“If I have any appeal at all, it’s to the fellow who takes out the garbage,” said tough guy film icon Lee Marvin.

Actually, the Cat Ballou and Point Blank star left out a bunch of people. He must have, because our friends at Crime Factory Publications are launching TWO anthologies tomorrow night, and one is stuffed with stories dedicated to Lee’s hardboiled appeal. It’s called LEE, and pays tribute to the actor with a series of short stories about his life.

Crime Factory editor and publisher Liam Jose points out that, despite a fierce Lee cult following, “it seems stupid that there hasn’t been much written about him”.

“If you get into him, you’ll almost certainly develop a crush on him, regardless of your orientation. I did.”

Coinciding with LEE’s debut tomorrow night at the John Curtin Hotel in Melbourne (which will feature not only the band Sons of Lee Marvin, but a talk by film historian Dean Brandum on that time Lee was in Melbourne) is the launch of Crime Factory’s new series of noir novellas.

The first of the Single Shot series is a no-nonsense novella by St Louis writer Jedidiah Ayres. Fierce Bitches is set around the imagined shantytown Politoburg – described as “home to putas, punks and psychos” – where gangsters are sent to disappear purgatory style.

Jose says crime fiction is “often highly underrated” as a genre and unique in its brute strength at cutting straight to the point of a thing.

“[Crime fiction] can explore whatever territory it wants while being entertaining and not forcing the subtext to become text, which is boring as all fuck.
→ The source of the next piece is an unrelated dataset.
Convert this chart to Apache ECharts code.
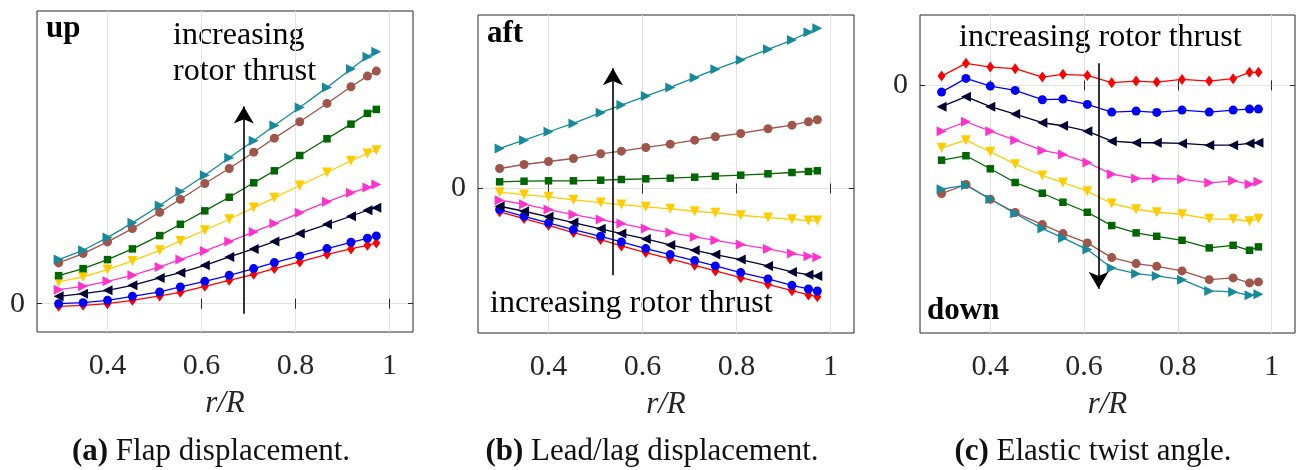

I find a lot of modern literature can read like a 100,000 word contention with no essay. Crime fiction, for me, really cuts through to something compelling and essential about human nature by seeing what happens with social codes are removed and violated.”

Crime Factory was born twelve years ago from the mind of Melbourne-based editor David Honeybone as a print-only magazine, which was sold in select indie bookshops worldwide before Honeybone closed the factory down in 2003.

In 2009, Crime Factory was brought back to life by Cameron Ashley, who asked crime writer Jose to join him in arms to expand the magazine into online and e-reader formats.

“As I really hate sleep, I said yes immediately,” says Jose.

Last year, Crime Factory expanded again into a publishing house – Crime Factory Publications – that continues to extend its dark fiction, noir and crime stories into print, e-reader and free online formats. They even won the 2012 Spinetingler Magazine award for ‘Magazine of the Year’.

Now, the four-man editorial team that makes up Crime Factory today are getting excited about the possibly biggest and numerically baddest of all years, 2013.

Already, Jose has been doing the rounds in the US at Noir Con, a noir convention in Philadelphia (which is the home of noir legend David Goodis). Jose was also invited to read his own fiction in St Louis. As a bit of a public speaking virgin, Jose said being Australian had its perks.

“Thankfully, I could blame my stuttering, tears and fear urine as mere common affectations of the Australian accent. So – other Australian writers, please don’t embarrass me by revealing that this isn’t the case, and ensure you wet yourselves at all your international readings. We’re in this together.”

While Crime Factory has a big following in the United States, it has long been their aim to open the arms of Australian readers to crime, noir and hardboiled fiction.

“When we started doing this, there was no other company in Australia that focuses exclusively on specific genre fare like us, and it’s something we really believed this country needed,” says Jose.

“[W]hile we’re still much better known internationally, we’re slowly getting a bit of attention here, and a lot more in the way or readers and writers from here, which is nice.

“For us, the inspiration comes from that discovery, putting stuff out that we wished already exists. For all the times when this thing has made me stress vomit, I’d never trade it for anything in the world.”

CFPcovers


LEE and Fierce Bitches will launch from 4 p.m. this Sunday, March 3, at the John Curtin Hotel in Carlton, Melbourne.